Segundo Paul Ricouer*, a anistia figura como uma das modalidades dos "abusos do esquecimento". Seria uma forma de "esquecimento institucional", utilizada desde a Idade Antiga, que objetiva combater delitos cometidos por ambas as partes em um período de sedição. Seu projeto confesso: a paz cívica entre os cidadãos.
Porém, sua proximidade semântica e fonética com a amnésia, conformaria um pacto secreto com a denegação (negação) da memória. Teria o efeito de apagar os fatos da memória, afirmando que "nada ocorreu". Portanto, essa forma de "amnésia comandada" leva consigo um abuso do esquecimento na medida em que
"[...] a memória privada e coletiva seria privada da salutar crise de identidade que possibilita uma reapropriação lúcida do passado e de sua carga traumática" (RICOUER, 2007, p. 462).
O autor continua afirmando nesse sentido que a anistia só deveria ser usada como uma forma de 'terapia emergencial'; como um signo de utilidade, não de verdade.
A fronteira que separa a anistia da amnésia poderia ser preservada a partir de um trabalho consciente da memória (e, falando psicanaliticamente, de um trabalho de luto), norteado pelo espírito do perdão.
A fronteira que separa a anistia da amnésia poderia ser preservada a partir de um trabalho consciente da memória (e, falando psicanaliticamente, de um trabalho de luto), norteado pelo espírito do perdão.
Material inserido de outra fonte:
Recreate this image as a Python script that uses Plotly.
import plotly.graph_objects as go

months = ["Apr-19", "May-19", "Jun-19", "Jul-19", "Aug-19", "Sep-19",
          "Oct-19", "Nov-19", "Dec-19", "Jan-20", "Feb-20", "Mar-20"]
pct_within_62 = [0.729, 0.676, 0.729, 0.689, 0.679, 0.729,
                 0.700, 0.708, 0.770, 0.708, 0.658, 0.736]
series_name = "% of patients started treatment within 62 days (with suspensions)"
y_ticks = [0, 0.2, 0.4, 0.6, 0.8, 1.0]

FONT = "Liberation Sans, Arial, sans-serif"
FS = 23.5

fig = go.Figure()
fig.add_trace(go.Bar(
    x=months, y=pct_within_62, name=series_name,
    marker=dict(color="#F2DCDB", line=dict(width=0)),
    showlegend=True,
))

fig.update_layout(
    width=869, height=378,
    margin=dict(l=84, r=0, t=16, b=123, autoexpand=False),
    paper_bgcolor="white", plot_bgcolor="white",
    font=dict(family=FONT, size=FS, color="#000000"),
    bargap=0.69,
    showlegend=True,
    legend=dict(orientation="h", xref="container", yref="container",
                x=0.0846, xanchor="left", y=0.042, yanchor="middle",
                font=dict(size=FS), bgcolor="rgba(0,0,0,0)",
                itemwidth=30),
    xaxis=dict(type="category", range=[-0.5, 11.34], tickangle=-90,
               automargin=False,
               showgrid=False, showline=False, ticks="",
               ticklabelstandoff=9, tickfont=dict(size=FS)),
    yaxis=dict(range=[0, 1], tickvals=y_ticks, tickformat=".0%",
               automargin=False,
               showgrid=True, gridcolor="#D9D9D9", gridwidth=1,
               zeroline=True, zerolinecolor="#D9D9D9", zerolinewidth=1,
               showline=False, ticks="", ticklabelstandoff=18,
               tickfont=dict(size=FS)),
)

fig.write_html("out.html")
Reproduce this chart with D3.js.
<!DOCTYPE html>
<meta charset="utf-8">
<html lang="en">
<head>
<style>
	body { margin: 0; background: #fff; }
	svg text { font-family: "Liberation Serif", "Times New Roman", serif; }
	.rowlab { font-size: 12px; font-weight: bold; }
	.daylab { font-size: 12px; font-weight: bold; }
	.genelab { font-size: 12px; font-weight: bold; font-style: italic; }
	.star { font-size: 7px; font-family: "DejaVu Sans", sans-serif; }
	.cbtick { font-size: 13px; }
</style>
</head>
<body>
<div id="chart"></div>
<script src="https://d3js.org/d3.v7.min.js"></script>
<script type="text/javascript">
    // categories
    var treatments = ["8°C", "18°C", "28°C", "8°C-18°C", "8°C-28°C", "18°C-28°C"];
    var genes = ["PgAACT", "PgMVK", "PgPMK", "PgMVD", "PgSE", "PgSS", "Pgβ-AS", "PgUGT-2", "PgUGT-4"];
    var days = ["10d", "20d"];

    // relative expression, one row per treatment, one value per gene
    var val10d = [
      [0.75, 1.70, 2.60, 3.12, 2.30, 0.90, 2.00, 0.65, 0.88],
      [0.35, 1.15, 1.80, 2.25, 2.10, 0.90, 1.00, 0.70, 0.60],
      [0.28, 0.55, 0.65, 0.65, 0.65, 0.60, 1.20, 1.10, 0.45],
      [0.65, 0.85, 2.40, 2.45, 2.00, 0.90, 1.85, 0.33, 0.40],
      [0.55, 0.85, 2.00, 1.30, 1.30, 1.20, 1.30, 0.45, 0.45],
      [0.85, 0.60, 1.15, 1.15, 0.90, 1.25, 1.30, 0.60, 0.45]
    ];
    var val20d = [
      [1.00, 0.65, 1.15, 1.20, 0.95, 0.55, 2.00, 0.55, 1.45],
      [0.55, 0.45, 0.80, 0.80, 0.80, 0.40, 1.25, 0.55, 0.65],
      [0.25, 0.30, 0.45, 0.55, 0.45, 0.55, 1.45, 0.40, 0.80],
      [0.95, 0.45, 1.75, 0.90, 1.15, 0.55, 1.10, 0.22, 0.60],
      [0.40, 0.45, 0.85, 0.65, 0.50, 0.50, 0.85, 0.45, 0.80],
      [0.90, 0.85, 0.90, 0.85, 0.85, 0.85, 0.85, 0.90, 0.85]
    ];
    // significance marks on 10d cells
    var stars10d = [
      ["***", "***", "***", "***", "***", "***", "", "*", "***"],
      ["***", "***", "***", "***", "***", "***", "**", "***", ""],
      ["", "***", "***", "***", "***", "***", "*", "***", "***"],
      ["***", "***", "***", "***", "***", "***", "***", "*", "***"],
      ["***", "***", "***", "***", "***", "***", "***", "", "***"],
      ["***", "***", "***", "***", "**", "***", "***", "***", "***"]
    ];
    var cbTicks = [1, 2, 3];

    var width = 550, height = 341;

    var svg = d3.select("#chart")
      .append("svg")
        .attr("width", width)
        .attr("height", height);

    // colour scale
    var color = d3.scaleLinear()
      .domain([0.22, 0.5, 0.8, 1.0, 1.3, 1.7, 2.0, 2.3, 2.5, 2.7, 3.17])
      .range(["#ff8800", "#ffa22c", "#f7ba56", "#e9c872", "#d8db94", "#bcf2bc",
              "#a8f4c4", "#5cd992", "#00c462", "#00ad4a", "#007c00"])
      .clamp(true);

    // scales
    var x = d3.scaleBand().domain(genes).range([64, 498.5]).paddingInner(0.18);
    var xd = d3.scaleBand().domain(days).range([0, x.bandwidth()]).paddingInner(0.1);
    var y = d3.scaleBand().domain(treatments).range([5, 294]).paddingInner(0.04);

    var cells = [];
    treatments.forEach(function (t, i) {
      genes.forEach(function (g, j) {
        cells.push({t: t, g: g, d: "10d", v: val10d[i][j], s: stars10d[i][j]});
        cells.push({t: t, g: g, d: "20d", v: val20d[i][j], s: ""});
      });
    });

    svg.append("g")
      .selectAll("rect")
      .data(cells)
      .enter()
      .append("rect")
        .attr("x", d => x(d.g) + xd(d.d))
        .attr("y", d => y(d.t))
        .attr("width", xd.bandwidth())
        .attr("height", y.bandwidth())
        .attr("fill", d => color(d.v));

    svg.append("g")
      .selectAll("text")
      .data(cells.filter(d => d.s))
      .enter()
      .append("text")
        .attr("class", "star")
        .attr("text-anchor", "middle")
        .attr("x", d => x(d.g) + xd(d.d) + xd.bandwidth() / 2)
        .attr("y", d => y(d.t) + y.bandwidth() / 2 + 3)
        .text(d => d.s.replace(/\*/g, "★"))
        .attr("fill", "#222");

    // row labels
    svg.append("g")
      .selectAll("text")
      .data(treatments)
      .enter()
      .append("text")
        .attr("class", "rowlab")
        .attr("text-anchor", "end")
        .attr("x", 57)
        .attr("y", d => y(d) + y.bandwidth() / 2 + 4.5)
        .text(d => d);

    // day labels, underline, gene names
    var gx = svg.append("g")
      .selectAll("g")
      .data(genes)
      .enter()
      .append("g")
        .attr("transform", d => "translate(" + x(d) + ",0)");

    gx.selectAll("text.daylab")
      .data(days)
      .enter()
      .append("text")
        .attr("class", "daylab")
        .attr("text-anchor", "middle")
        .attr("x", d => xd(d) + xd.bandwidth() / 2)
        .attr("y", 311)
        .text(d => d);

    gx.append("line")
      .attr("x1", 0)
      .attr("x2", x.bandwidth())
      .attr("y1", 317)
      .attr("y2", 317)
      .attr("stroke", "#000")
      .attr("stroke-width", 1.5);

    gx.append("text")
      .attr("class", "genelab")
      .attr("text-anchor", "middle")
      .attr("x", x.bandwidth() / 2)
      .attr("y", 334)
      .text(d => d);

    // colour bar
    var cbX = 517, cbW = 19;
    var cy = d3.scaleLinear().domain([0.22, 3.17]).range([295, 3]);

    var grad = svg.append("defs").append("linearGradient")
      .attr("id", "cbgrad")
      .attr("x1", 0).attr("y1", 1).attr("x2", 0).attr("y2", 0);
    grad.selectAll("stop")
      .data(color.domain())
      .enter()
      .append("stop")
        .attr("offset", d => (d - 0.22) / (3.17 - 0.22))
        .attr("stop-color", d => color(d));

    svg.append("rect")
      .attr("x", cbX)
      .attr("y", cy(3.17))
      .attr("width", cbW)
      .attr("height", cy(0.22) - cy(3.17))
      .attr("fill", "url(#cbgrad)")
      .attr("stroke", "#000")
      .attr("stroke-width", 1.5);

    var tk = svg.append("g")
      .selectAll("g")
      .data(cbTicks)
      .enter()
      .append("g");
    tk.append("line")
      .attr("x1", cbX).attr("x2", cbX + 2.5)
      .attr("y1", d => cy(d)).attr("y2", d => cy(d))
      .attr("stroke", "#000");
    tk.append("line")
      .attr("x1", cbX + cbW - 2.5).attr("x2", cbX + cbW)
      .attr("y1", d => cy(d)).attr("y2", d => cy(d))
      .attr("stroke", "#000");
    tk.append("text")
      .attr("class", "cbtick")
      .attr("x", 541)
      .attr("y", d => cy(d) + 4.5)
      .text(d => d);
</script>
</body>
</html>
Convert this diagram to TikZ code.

Os que ainda votam contra essas mudanças assentam seus argumentos na idéia de que o Brasil optou pela "concórdia"; que, por ser uma sociedade avançada, optou pelo 'perdão'. Uma sociedade que luta contra seus inimigos com as mesmas armas, clamam eles, direciona-se ao fracasso.
Porém, repensar/rediscutir/rever a Lei de Anistia dos fins da ditadura civil-militar brasileira é, antes de qualquer outra coisa, pensar sobre um passado forçadamente esquecido. Forçadamente marcado pelo esquecimento. Esquecimento que é institucional, que se enraíza no político. Esquecimento que ainda não significa perdão.
*RICOUER, Paul. O esquecimento comandado: a anistia. In: A memória, a história, o esquecimento. Campinas: Editora da Unicamp, 2007, p. 459-462.